Hoy, que es Domingo de Ramos y el fervor cristiano tomará nuestras calles, conviene recordar que no en todas partes resulta tan fácil vivir la fe. El dato nos lo proporciona la organización Puertas Abiertas que cada año elabora la Lista Mundial de la Persecución (LMP): en 2022, superando registros anteriores, 360 millones de cristianos, uno de cada siete en el mundo, sufrieron violencia, intolerancia y acoso. Destacan las cifras de creyentes asesinados (5.621), de iglesias atacadas (2.110) y de fieles detenidos (4.542). Números, por otra parte, que inexplicablemente ocultan las principales instituciones políticas, mediáticas, culturales y hasta religiosas de Occidente. Se puede afirmar que el cristianismo es la religión más perseguida, aportando el 75 por ciento de las personas que lo son por sus creencias religiosas. Si nos fijamos en el macabro ranking de los países en los que impera la intransigencia, Corea del Norte, Somalia, Yemen, Eritrea, Libia, Irán, Nigeria, Pakistán, Afganistán, India y China ocupan los primeros puestos. Pero no son los únicos: uno de cada cinco cristianos es perseguido en África, dos de cada cinco en Asia y, asombrosamente, uno de cada quince en América Latina.

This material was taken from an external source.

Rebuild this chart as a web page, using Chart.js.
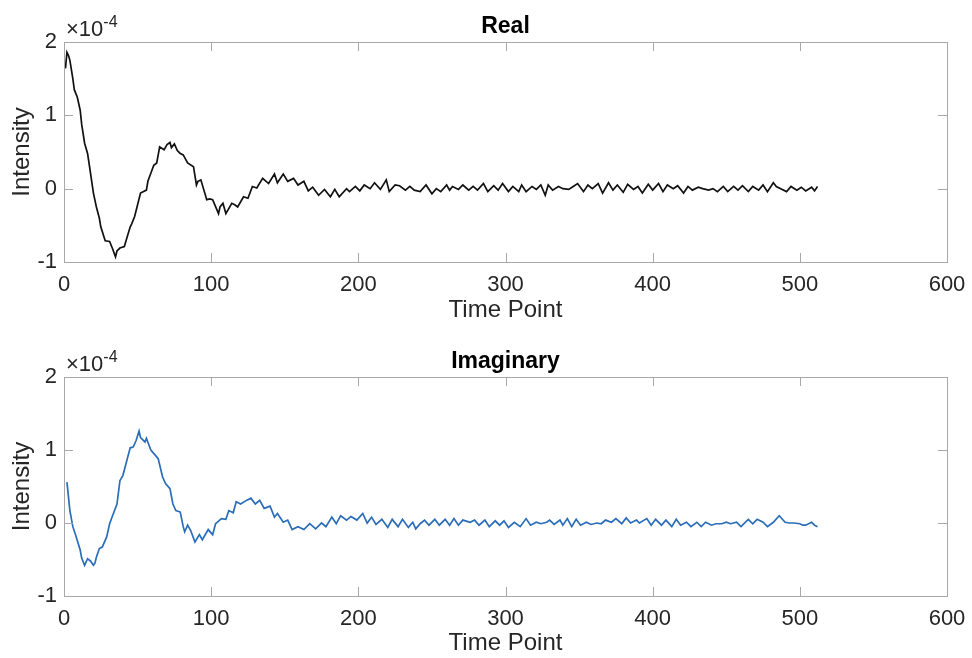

Más allá de esta realidad, que no ignora otros credos, como el musulmán, que también son hostigados en diversas zonas del planeta, cabe preguntarse por qué la religión en general y la cristiana en particular provocan un rechazo tan cruel. De lo primero da respuesta la obstinación con la que ciertas formas de poder y de control político niegan la dignidad de sus gobernados. En las naciones constitucionalmente ateas, por ejemplo, la propia negación de la necesidad de Dios las lleva a otorgarles valor y respeto sólo a los ciudadanos que comparten esa innecesariedad.

De lo segundo, de por qué el cristianismo es particularmente reprimido, hay dos factores que pudieran explicarlo. En primer lugar, nos dice el teólogo Giovanny Gómez Pérez, los cristianos no obligan a nadie a abrazar su fe, lo que a menudo promueve la libertad individual y la libre conciencia, algo radicalmente inadmisible en muchos contextos. Y en segundo, el simple hecho de que un creyente convertido hable de una verdad única y superior es tremendamente incómodo para cuantos intentan monopolizar el discurso de la verdad.

Sea como fuere, el fenómeno no se detiene. Con la infamia añadida de un olvido que nosotros no podemos ni debemos permitirnos.